Opinion 08-64

June 6, 2008


Digest:         It is impermissible for a judicial candidate, who previously received a prestigious court-related award, to use quotations from the award nomination letters in his/her judicial campaign, unless (1) the candidate determines that the letter writer is not currently a sitting judge or other person subject to Section 100.5 and (2) the candidate includes sufficient information or context for the quotations to avoid misleading the public.


Rules:          22 NYCRR 100.2; 100.2(A); 100.5; 100.5(A)(1); 100.5(A)(1)(c); 100.5(A)(1)(e); 100.5(A)(2)(ii); 100.6(A); Opinion 07-72 (Vol. XV).


         A judicial candidate who received a prestigious award asks whether he/she may use quotations from letters written in support of his/her nomination for the award in his/her judicial campaign. Most of the letter writers are associated with the Unified Court System.

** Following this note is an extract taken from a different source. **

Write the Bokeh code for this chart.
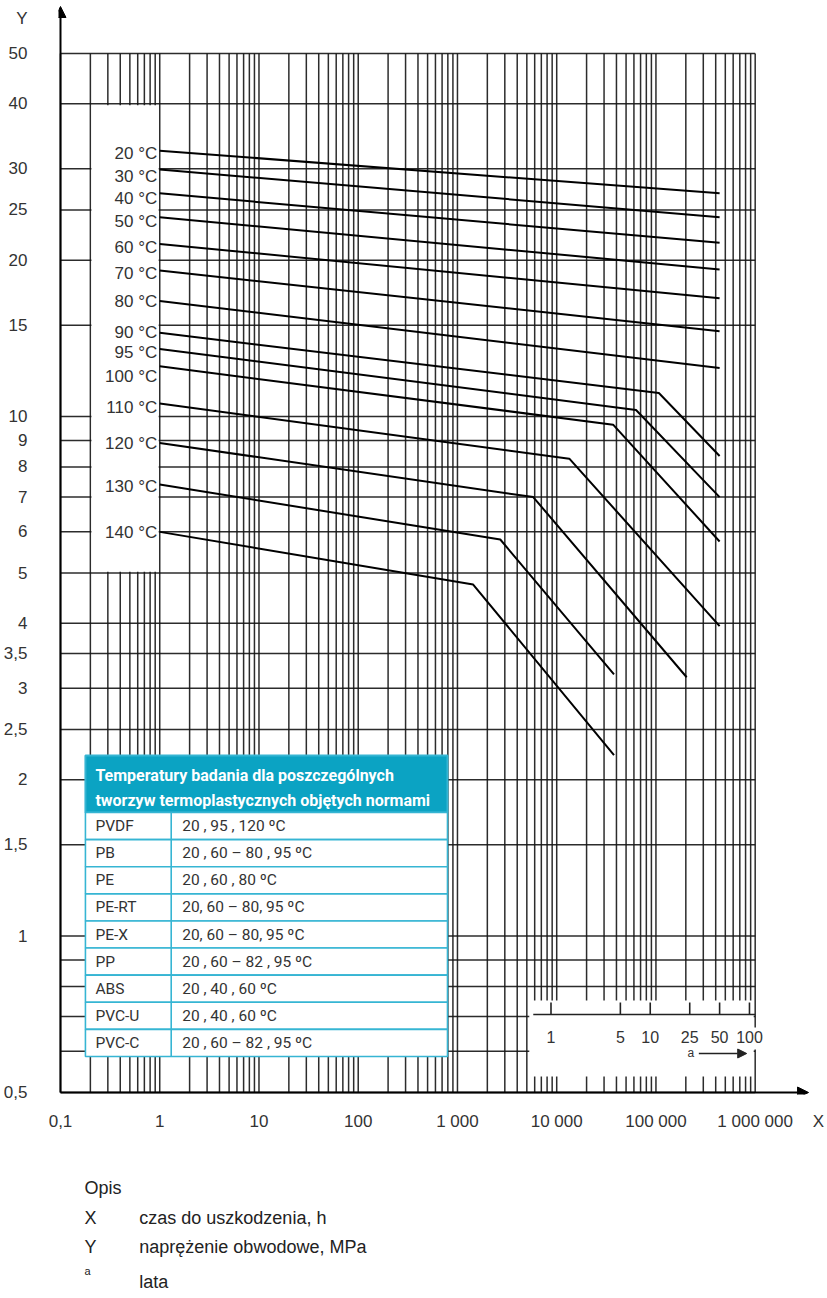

         A judge must avoid impropriety and the appearance of impropriety in all the judge’s activities (see 22 NYCRR 100.2) and must act at all times in a manner that promotes public confidence in the integrity and impartiality of the judiciary (see 22 NYCRR 100.2[A]). A judge may participate in his/her own campaign for judicial office (see 22 NYCRR 100.5[A][1][[c]) and may distribute pamphlets and other promotional campaign literature supporting his/her candidacy (see 22 NYCRR 100.5[A][2][ii]).

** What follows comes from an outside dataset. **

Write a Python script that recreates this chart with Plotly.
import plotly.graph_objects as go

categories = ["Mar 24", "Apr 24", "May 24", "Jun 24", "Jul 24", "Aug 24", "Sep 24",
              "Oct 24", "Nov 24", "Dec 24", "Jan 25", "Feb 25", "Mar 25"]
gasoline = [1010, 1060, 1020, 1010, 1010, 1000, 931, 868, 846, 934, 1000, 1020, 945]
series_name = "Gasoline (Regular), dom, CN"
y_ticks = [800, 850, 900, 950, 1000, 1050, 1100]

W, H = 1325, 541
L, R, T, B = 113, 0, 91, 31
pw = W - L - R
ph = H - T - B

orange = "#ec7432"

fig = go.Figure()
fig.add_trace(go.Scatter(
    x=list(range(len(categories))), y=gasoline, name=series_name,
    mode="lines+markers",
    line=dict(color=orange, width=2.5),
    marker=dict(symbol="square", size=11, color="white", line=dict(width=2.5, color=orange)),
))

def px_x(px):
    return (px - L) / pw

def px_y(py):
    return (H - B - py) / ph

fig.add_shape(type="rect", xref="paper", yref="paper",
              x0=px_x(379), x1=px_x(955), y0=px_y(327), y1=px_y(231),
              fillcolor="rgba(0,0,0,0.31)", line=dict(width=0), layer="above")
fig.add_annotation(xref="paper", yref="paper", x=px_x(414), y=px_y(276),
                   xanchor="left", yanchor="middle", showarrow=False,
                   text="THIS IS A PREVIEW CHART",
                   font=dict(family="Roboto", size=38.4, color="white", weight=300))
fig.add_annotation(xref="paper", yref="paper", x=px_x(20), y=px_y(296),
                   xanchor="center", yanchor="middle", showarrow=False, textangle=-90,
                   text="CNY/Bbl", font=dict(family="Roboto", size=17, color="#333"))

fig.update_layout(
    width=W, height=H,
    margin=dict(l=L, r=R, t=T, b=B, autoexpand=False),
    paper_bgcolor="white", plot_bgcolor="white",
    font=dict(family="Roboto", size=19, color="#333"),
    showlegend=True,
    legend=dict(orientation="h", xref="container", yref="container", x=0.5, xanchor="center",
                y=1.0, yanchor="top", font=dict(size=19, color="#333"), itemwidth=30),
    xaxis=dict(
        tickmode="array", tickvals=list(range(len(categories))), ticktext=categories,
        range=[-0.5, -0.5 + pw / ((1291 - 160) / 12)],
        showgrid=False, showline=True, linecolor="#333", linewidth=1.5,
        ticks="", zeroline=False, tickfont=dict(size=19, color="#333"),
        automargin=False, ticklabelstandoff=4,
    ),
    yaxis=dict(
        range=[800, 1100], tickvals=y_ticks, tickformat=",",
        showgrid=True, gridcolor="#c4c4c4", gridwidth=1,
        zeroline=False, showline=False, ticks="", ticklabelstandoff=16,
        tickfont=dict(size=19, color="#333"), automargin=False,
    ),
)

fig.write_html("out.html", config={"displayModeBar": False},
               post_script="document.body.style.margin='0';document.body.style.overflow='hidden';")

         The inquiring judge should not use quotations from letters written by judges or quasi-judicial officials of the Unified Court System because §100.5 of the Rules Governing Judicial Conduct (Rules) prohibits sitting judges, quasi-judicial officials and candidates for judicial office from engaging directly or indirectly in any political activity unless authorized by law or the Rules (see 22 NYCRR 100.5[A][1]; 100.6[A]). In particular, they may not publicly endorse another candidate for public office (see 22 NYCRR 100.5[A][1][e]). Were the inquiring judge to use quotations by anyone subject to Part 100.5 in campaign materials, it would imply that the person quoted was endorsing the judge’s election.

         While it is ethically permissible for the inquiring judge to use quotations from letters by those who are not subject to §100.5, he/she must ensure that doing so does not mislead the public (see Opinion 97-72 [Vol. XV]). Therefore, under the circumstances presented, the candidate should clearly indicate the date and the original purpose for each quotation, and any other information required to ensure that each quotation is presented accurately (id.).